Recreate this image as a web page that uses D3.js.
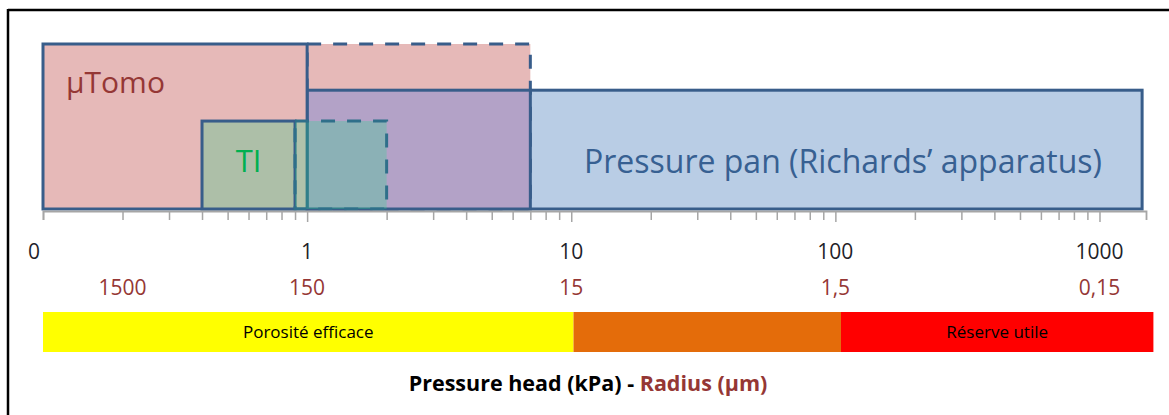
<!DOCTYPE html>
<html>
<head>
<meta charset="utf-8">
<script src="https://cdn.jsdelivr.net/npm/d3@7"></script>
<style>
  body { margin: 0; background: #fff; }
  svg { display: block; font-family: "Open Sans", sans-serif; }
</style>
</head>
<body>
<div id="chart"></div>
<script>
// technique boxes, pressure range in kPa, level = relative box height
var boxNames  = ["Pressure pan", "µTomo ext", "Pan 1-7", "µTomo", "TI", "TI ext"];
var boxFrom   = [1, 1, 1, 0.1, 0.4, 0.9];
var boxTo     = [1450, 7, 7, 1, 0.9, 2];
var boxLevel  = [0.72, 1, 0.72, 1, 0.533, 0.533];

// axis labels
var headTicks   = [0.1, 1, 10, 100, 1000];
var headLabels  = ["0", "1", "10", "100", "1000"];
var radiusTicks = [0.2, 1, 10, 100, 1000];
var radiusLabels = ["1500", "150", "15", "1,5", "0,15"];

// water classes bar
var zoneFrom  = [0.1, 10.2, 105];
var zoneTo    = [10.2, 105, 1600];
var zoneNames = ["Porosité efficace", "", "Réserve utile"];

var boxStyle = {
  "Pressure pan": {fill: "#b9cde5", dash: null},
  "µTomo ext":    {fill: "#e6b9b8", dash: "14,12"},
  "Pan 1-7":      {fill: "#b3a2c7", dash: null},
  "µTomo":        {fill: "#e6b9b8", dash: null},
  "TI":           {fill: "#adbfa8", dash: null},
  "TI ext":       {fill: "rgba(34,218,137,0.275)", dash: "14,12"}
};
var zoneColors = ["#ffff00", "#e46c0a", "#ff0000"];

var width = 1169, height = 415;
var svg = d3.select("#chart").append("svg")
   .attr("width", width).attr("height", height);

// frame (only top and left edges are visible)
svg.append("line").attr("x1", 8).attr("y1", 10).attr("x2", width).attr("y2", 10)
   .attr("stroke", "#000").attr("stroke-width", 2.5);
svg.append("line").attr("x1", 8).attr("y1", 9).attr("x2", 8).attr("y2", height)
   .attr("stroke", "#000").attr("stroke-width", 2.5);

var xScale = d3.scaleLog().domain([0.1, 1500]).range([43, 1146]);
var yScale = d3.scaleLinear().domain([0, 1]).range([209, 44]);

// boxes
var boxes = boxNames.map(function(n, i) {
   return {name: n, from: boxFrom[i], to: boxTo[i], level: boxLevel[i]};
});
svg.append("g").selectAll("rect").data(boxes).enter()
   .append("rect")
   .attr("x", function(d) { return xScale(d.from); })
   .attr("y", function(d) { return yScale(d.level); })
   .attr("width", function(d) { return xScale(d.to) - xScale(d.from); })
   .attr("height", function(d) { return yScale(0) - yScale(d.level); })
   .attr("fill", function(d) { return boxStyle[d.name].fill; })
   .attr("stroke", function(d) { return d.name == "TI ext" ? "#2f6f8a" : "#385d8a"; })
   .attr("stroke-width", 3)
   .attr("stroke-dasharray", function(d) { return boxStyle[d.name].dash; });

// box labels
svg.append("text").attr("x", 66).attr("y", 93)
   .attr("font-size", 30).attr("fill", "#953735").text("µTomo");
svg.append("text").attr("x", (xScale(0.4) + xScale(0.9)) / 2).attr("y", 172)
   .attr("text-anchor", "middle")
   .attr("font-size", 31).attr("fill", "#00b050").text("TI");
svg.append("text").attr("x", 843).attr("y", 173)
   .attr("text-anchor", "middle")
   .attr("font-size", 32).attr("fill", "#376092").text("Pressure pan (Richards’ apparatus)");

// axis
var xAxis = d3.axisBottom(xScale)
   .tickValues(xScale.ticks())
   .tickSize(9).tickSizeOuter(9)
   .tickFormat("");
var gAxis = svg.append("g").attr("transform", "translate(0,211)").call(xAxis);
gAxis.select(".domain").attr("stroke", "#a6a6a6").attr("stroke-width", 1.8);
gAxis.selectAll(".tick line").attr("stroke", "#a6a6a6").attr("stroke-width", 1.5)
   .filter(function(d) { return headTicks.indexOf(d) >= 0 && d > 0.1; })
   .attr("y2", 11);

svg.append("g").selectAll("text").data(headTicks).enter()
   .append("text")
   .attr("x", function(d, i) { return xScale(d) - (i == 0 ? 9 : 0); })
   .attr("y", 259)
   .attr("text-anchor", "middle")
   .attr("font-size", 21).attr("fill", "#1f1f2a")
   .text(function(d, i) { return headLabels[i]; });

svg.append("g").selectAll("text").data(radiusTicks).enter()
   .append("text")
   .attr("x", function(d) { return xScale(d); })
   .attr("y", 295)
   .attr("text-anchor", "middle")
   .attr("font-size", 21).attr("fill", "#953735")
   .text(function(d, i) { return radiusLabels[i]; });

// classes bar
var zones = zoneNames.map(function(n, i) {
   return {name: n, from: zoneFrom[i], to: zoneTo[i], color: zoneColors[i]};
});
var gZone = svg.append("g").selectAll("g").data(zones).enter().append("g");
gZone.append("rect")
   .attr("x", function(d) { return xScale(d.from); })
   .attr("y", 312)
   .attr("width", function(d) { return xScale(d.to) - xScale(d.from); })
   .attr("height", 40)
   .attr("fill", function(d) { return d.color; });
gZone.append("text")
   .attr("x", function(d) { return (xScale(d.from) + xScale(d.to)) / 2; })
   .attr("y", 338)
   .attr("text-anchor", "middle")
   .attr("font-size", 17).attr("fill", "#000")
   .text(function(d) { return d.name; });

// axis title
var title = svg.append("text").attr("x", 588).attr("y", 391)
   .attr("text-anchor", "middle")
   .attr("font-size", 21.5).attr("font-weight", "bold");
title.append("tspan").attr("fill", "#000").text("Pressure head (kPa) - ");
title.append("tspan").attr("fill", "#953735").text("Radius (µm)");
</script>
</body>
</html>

- Work to do -
Leaving out the pictures, repeat the data above exactly.

- Exercise result -
Recreate this image as a web page that uses D3.js.
<!DOCTYPE html>
<html>
<head>
<meta charset="utf-8">
<script src="https://cdn.jsdelivr.net/npm/d3@7"></script>
<style>
  body { margin: 0; background: #fff; }
  svg { display: block; font-family: "Open Sans", sans-serif; }
</style>
</head>
<body>
<div id="chart"></div>
<script>
// technique boxes, pressure range in kPa, level = relative box height
var boxNames  = ["Pressure pan", "µTomo ext", "Pan 1-7", "µTomo", "TI", "TI ext"];
var boxFrom   = [1, 1, 1, 0.1, 0.4, 0.9];
var boxTo     = [1450, 7, 7, 1, 0.9, 2];
var boxLevel  = [0.72, 1, 0.72, 1, 0.533, 0.533];

// axis labels
var headTicks   = [0.1, 1, 10, 100, 1000];
var headLabels  = ["0", "1", "10", "100", "1000"];
var radiusTicks = [0.2, 1, 10, 100, 1000];
var radiusLabels = ["1500", "150", "15", "1,5", "0,15"];

// water classes bar
var zoneFrom  = [0.1, 10.2, 105];
var zoneTo    = [10.2, 105, 1600];
var zoneNames = ["Porosité efficace", "", "Réserve utile"];

var boxStyle = {
  "Pressure pan": {fill: "#b9cde5", dash: null},
  "µTomo ext":    {fill: "#e6b9b8", dash: "14,12"},
  "Pan 1-7":      {fill: "#b3a2c7", dash: null},
  "µTomo":        {fill: "#e6b9b8", dash: null},
  "TI":           {fill: "#adbfa8", dash: null},
  "TI ext":       {fill: "rgba(34,218,137,0.275)", dash: "14,12"}
};
var zoneColors = ["#ffff00", "#e46c0a", "#ff0000"];

var width = 1169, height = 415;
var svg = d3.select("#chart").append("svg")
   .attr("width", width).attr("height", height);

// frame (only top and left edges are visible)
svg.append("line").attr("x1", 8).attr("y1", 10).attr("x2", width).attr("y2", 10)
   .attr("stroke", "#000").attr("stroke-width", 2.5);
svg.append("line").attr("x1", 8).attr("y1", 9).attr("x2", 8).attr("y2", height)
   .attr("stroke", "#000").attr("stroke-width", 2.5);

var xScale = d3.scaleLog().domain([0.1, 1500]).range([43, 1146]);
var yScale = d3.scaleLinear().domain([0, 1]).range([209, 44]);

// boxes
var boxes = boxNames.map(function(n, i) {
   return {name: n, from: boxFrom[i], to: boxTo[i], level: boxLevel[i]};
});
svg.append("g").selectAll("rect").data(boxes).enter()
   .append("rect")
   .attr("x", function(d) { return xScale(d.from); })
   .attr("y", function(d) { return yScale(d.level); })
   .attr("width", function(d) { return xScale(d.to) - xScale(d.from); })
   .attr("height", function(d) { return yScale(0) - yScale(d.level); })
   .attr("fill", function(d) { return boxStyle[d.name].fill; })
   .attr("stroke", function(d) { return d.name == "TI ext" ? "#2f6f8a" : "#385d8a"; })
   .attr("stroke-width", 3)
   .attr("stroke-dasharray", function(d) { return boxStyle[d.name].dash; });

// box labels
svg.append("text").attr("x", 66).attr("y", 93)
   .attr("font-size", 30).attr("fill", "#953735").text("µTomo");
svg.append("text").attr("x", (xScale(0.4) + xScale(0.9)) / 2).attr("y", 172)
   .attr("text-anchor", "middle")
   .attr("font-size", 31).attr("fill", "#00b050").text("TI");
svg.append("text").attr("x", 843).attr("y", 173)
   .attr("text-anchor", "middle")
   .attr("font-size", 32).attr("fill", "#376092").text("Pressure pan (Richards’ apparatus)");

// axis
var xAxis = d3.axisBottom(xScale)
   .tickValues(xScale.ticks())
   .tickSize(9).tickSizeOuter(9)
   .tickFormat("");
var gAxis = svg.append("g").attr("transform", "translate(0,211)").call(xAxis);
gAxis.select(".domain").attr("stroke", "#a6a6a6").attr("stroke-width", 1.8);
gAxis.selectAll(".tick line").attr("stroke", "#a6a6a6").attr("stroke-width", 1.5)
   .filter(function(d) { return headTicks.indexOf(d) >= 0 && d > 0.1; })
   .attr("y2", 11);

svg.append("g").selectAll("text").data(headTicks).enter()
   .append("text")
   .attr("x", function(d, i) { return xScale(d) - (i == 0 ? 9 : 0); })
   .attr("y", 259)
   .attr("text-anchor", "middle")
   .attr("font-size", 21).attr("fill", "#1f1f2a")
   .text(function(d, i) { return headLabels[i]; });

svg.append("g").selectAll("text").data(radiusTicks).enter()
   .append("text")
   .attr("x", function(d) { return xScale(d); })
   .attr("y", 295)
   .attr("text-anchor", "middle")
   .attr("font-size", 21).attr("fill", "#953735")
   .text(function(d, i) { return radiusLabels[i]; });

// classes bar
var zones = zoneNames.map(function(n, i) {
   return {name: n, from: zoneFrom[i], to: zoneTo[i], color: zoneColors[i]};
});
var gZone = svg.append("g").selectAll("g").data(zones).enter().append("g");
gZone.append("rect")
   .attr("x", function(d) { return xScale(d.from); })
   .attr("y", 312)
   .attr("width", function(d) { return xScale(d.to) - xScale(d.from); })
   .attr("height", 40)
   .attr("fill", function(d) { return d.color; });
gZone.append("text")
   .attr("x", function(d) { return (xScale(d.from) + xScale(d.to)) / 2; })
   .attr("y", 338)
   .attr("text-anchor", "middle")
   .attr("font-size", 17).attr("fill", "#000")
   .text(function(d) { return d.name; });

// axis title
var title = svg.append("text").attr("x", 588).attr("y", 391)
   .attr("text-anchor", "middle")
   .attr("font-size", 21.5).attr("font-weight", "bold");
title.append("tspan").attr("fill", "#000").text("Pressure head (kPa) - ");
title.append("tspan").attr("fill", "#953735").text("Radius (µm)");
</script>
</body>
</html>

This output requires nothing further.